The authors compare their approach with symbolic structures such as Binary Decision Diagrams (BDDs) and Multi‑Terminal BDDs (MTBDDs). While BDDs can compress Boolean state spaces, they are highly sensitive to variable ordering and require a conversion step for explicit transient analysis. The Trie, by contrast, retains an explicit representation, avoids costly symbolic‑to‑explicit conversion, and still benefits from ordering heuristics.

Limitations are acknowledged: the pointer‑heavy Trie incurs higher allocation/deallocation costs than a flat hash table, and concurrent insertion requires synchronization (the current prototype uses coarse‑grained locks). Optimal variable ordering is NP‑hard; the BMC heuristic does not guarantee a globally optimal order. Future work includes lock‑free parallel Trie construction, adaptive reordering during exploration, and hybrid structures that combine Trie prefix sharing with hash‑based leaf storage.

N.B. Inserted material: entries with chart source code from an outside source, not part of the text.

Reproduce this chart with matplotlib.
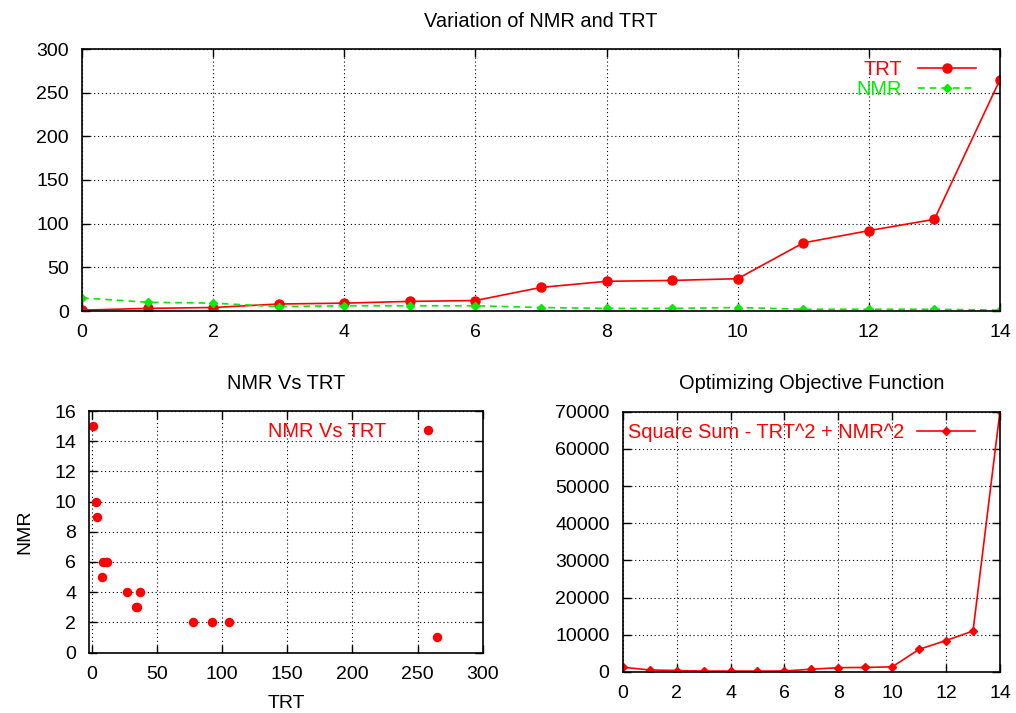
import matplotlib
matplotlib.use("Agg")
import matplotlib.pyplot as plt

plt.rcParams['font.family'] = ['Liberation Sans', 'DejaVu Sans']

# ---- data ----
steps = list(range(15))
trt = [1, 3, 4, 8, 9, 11, 12, 27, 34, 35, 37, 78, 92, 105, 265]
nmr = [15, 10, 9, 5, 6, 6, 6, 4, 3, 3, 4, 2, 2, 2, 1]
objective = [1270, 550, 400, 250, 250, 250, 270, 750, 1160, 1230, 1390, 6100, 8470, 11030, 70200]

top_yticks = [0, 50, 100, 150, 200, 250, 300]
step_ticks = [0, 2, 4, 6, 8, 10, 12, 14]
sc_xticks = [0, 50, 100, 150, 200, 250, 300]
sc_yticks = [0, 2, 4, 6, 8, 10, 12, 14, 16]
obj_yticks = [0, 10000, 20000, 30000, 40000, 50000, 60000, 70000]

RED = '#ff0000'
GREEN = '#00ee00'
W, H = 1016, 713
TICK_FS = 14
LEG_FS = 14.4
TITLE_FS = 14.4

fig = plt.figure(figsize=(W / 100, H / 100), dpi=100)


def px_axes(l, t, r, b):
    return fig.add_axes([l / W, 1 - b / H, (r - l) / W, (b - t) / H])


def style(ax):
    ax.grid(True, color='black', linestyle=(0, (1, 2.5)), linewidth=0.8)
    ax.set_axisbelow(True)
    ax.tick_params(direction='in', top=True, right=True, length=6, width=1,
                   labelsize=TICK_FS, pad=9.5, colors='black')
    for s in ax.spines.values():
        s.set_linewidth(1.2)


# ---- top ----
ax1 = px_axes(82, 49, 1000, 311)
ax1.plot(steps, trt, color=RED, marker='o', markersize=6.5, linewidth=1.2, label='TRT')
ax1.plot(steps, nmr, color=GREEN, marker='D', markersize=4.5, linewidth=1.2,
         linestyle=(0, (4, 3)), label='NMR')
ax1.set_xlim(0, 14)
ax1.set_ylim(0, 300)
ax1.set_xticks(step_ticks)
ax1.set_yticks(top_yticks)
style(ax1)
ax1.set_title('Variation of NMR and TRT', fontsize=TITLE_FS, pad=16)
ax1.legend(loc='upper right', bbox_to_anchor=((976 - 82) / 918, (311 - 60) / 262),
           borderaxespad=0, borderpad=0, frameon=False, markerfirst=False,
           labelcolor='linecolor', fontsize=LEG_FS, handlelength=2.9,
           handletextpad=0.8, labelspacing=0.05)

# ---- bottom left ----
ax2 = px_axes(89.3, 411, 482.7, 652.5)
ax2.plot(trt, nmr, linestyle='none', color=RED, marker='o', markersize=5.8, label='NMR Vs TRT')
ax2.set_xlim(-1.84, 300)
ax2.set_ylim(0, 16)
ax2.set_xticks(sc_xticks)
ax2.set_yticks(sc_yticks)
style(ax2)
ax2.set_title('NMR Vs TRT', fontsize=TITLE_FS, pad=16)
ax2.set_xlabel('TRT', fontsize=TICK_FS, labelpad=9)
ax2.set_ylabel('NMR', fontsize=TICK_FS, labelpad=15)
ax2.legend(loc='upper right', bbox_to_anchor=((454 - 89.3) / 393.4, (652.5 - 422) / 241.5),
           borderaxespad=0, borderpad=0, frameon=False, markerfirst=False,
           labelcolor=RED, fontsize=LEG_FS, handlelength=2.6, handletextpad=0.8)

# ---- bottom right ----
ax3 = px_axes(622.7, 411.7, 1000, 672)
ax3.plot(steps, objective, color=RED, marker='D', markersize=4.5, linewidth=1.2,
         label='Square Sum - TRT^2 + NMR^2')
ax3.set_xlim(0, 14)
ax3.set_ylim(0, 70000)
ax3.set_xticks(step_ticks)
ax3.set_yticks(obj_yticks)
style(ax3)
ax3.set_title('Optimizing Objective Function', fontsize=TITLE_FS, pad=16)
ax3.legend(loc='upper left', bbox_to_anchor=((628 - 622.7) / 377.3, (672 - 423) / 260.3),
           borderaxespad=0, borderpad=0, frameon=False, markerfirst=False,
           labelcolor=RED, fontsize=LEG_FS, handlelength=2.9, handletextpad=0.65)

fig.savefig('out.png', dpi=100)
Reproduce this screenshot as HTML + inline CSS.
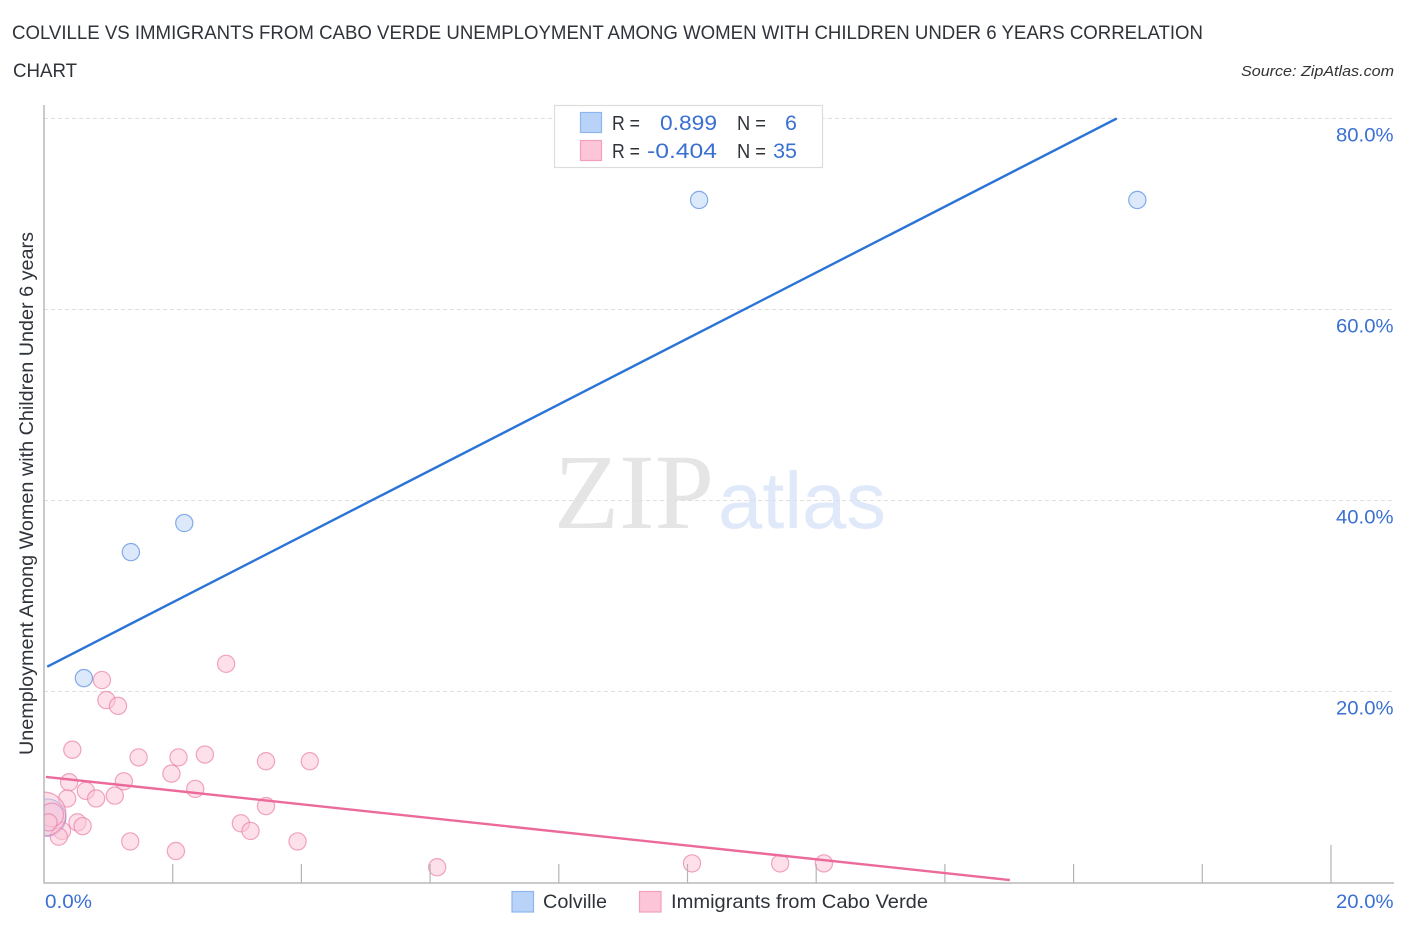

In summary, the paper presents a compelling alternative to hash‑map state storage for large CTMC models. By exploiting the natural prefix redundancy of CRNs and VASs, the Trie achieves significant memory savings without sacrificing the O(1)‑like access times needed for transient probability computation. The BMC‑driven variable ordering further enhances these gains, making the approach a promising candidate for integration into next‑generation probabilistic model‑checking tools.